Authors of the new guidelines said they were a starting point only, and designed to give people some kind of research-based target, rather than rely on the claims made by the manufacturers of treadmill and sit-stand desks that are becoming all the rage. (More than 90 percent of workers in Scandinavia have access to them.)

“This is an initial guidance, which we do expect to have to evolve with time,” said James Buckley, one of the report authors and a professor at the Institute of Medicine at the University Centre Shrewsbury and University of Chester. “But to ensure the marketing and promotions people to race away with self-determined claims, we have felt it is better to have some guidance rather than no guidance that is some how linked with scientific evidence.”

James Levine, an obesity expert at the Mayo Clinic and author of the book, “Stand Up,” though not involved in the guidelines, said they were a good start. In his work, he found that the reason why some people seem to eat a lot, never work out, yet never put on weight, is because they’re standing, walking and moving more throughout the day, rather than sitting for hours on end.

The guidelines “show we need to fundamentally rethink the way we’re working,” Levine said. Some small studies, he said, have found not only health improved, but also productivity ticked up 15 percent when people stood and moved more during the day. “The way we have developed our workplaces and even our schools is actually profoundly unhealthy. It’s a real design failure.”

But it’s not just office design, the researchers say. It’s work culture. Shannon Wurthman is a case in point. When Wurthman, 29, moved with her husband to Urbana, Ill., she left her office job and became a freelance consultant for web development companies and social media organizations. She began working at home.

“In the office, there’s so much pressure to sit – the feeling is, if your butt’s not in your seat, you’re probably not doing your job,” she said. “But now that I’m working at home, I don’t get up and walk around to talk to people. I’m not walking to meetings. I’m not even walking to and from my car in the parking lot.”

She has the flexibility to take walks during the day. But she doesn’t. “I get so caught up in my work,” she said. Plus, her work in social media keeps her digitally connected at all hours. And, research has found, people who telework tend to put in longer hours than office workers.

But Levine and other researchers said change is on the horizon. Some companies are holding standing meetings. Jennifer Heimberg, a physicist at the National Academy of Sciences, goes on a run with her boss for her annual performance evaluation. “It can be easier to introduce difficult topics when you aren’t sitting across the desk from each other,” she said.

Ikea is marketing a cheaper sit-stand desk. And Apple’s new watch can be programmed to tell people when it’s time to move.

Jessica DeGroot, who heads the nonprofit ThirdPath Institute designed to help people better integrate their work and home lives, can also find herself caught up in work.

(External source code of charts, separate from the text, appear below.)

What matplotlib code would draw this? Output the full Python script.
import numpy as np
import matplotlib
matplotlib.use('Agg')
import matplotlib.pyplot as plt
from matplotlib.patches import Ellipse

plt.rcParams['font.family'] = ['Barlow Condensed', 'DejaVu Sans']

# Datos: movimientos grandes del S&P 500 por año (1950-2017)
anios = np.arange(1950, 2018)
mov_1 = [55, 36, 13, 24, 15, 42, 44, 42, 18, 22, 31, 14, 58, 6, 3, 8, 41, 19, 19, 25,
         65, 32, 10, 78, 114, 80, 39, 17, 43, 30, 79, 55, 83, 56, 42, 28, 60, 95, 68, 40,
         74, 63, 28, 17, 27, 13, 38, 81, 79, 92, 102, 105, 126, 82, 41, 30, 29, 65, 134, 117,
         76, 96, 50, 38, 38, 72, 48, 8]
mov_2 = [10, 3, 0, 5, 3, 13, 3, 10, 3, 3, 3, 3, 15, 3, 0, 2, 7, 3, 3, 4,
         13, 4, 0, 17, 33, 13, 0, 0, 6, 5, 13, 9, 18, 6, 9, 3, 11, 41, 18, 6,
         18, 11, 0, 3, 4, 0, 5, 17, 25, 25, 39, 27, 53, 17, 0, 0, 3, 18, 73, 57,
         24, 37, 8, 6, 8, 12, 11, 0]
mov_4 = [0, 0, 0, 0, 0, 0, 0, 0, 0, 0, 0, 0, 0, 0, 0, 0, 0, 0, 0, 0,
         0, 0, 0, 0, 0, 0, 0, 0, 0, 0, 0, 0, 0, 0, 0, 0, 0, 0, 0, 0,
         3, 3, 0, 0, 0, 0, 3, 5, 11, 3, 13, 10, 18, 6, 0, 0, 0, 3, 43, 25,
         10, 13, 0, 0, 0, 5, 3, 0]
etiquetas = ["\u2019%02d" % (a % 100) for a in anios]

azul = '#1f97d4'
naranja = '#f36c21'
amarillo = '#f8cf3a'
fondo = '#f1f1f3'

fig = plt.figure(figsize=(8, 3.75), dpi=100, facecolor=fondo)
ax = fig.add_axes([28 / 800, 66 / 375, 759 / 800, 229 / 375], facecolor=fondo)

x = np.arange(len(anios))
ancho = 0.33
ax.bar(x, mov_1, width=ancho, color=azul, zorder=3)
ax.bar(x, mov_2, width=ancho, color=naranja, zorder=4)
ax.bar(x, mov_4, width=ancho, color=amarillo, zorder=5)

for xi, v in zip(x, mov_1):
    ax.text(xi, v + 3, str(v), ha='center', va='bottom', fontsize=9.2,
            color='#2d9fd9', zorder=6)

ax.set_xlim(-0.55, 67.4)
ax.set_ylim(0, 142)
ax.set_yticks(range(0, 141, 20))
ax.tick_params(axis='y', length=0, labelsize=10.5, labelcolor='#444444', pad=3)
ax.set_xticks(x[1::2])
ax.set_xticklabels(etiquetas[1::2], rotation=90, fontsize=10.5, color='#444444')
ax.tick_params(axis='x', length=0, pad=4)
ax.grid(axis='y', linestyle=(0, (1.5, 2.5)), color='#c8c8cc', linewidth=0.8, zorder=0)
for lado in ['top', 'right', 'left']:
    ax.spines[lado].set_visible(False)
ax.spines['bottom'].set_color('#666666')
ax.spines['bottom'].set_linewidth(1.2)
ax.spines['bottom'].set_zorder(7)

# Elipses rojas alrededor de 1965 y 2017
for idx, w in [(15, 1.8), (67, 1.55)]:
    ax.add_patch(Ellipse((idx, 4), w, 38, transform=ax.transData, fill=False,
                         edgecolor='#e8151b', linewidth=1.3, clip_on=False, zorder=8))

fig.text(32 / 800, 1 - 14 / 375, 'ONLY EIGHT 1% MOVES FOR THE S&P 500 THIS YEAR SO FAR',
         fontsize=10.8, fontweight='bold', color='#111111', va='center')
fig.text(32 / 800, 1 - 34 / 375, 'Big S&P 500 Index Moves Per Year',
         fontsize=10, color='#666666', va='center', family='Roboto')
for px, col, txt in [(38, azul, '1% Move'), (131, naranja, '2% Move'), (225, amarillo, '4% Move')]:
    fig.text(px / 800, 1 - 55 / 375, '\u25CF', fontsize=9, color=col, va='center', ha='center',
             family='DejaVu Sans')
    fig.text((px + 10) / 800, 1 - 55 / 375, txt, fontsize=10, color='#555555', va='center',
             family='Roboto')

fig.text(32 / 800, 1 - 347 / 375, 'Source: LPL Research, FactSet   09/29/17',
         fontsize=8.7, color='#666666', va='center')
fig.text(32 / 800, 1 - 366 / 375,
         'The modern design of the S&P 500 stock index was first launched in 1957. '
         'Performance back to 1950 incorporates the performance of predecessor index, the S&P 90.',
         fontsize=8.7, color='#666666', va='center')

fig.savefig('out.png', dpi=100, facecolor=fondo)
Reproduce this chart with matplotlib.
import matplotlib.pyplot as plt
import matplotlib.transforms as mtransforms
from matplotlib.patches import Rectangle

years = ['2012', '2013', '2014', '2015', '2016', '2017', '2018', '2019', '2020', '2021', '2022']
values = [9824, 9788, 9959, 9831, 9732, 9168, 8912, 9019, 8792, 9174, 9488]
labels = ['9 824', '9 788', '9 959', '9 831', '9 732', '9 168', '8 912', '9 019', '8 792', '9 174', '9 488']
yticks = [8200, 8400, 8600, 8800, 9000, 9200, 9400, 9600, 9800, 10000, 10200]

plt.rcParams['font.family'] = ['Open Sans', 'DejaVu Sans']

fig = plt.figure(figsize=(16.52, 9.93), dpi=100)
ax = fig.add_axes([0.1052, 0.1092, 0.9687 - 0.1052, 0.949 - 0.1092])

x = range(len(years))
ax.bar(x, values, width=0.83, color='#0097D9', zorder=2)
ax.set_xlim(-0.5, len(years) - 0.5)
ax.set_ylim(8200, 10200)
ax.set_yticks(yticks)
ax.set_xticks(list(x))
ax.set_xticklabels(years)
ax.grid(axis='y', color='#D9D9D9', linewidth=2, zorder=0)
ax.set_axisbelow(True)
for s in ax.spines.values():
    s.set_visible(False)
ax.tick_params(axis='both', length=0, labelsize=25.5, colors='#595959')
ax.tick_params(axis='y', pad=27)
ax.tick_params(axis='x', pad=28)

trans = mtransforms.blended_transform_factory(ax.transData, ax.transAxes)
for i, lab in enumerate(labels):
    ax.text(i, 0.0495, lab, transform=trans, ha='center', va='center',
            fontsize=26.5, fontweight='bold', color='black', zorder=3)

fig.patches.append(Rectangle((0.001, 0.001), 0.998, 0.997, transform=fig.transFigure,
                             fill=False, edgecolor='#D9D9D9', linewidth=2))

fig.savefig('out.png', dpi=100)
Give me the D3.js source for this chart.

“But I know that I think better when I get up and walk outside,” she said.

So at a recent conference, she paired up attendees and had them “Walk and Talk” from 2:30 to 3 p.m.

“At the typical conference, people have been sitting all day, and by 2 or 3 o’clock, they’re drained,” she said. “Instead, when people came back from the walk, they were smiling and engaged. Strangers sat down next to each other just so they could keep on talking they were so jazzed. It was fun to watch.”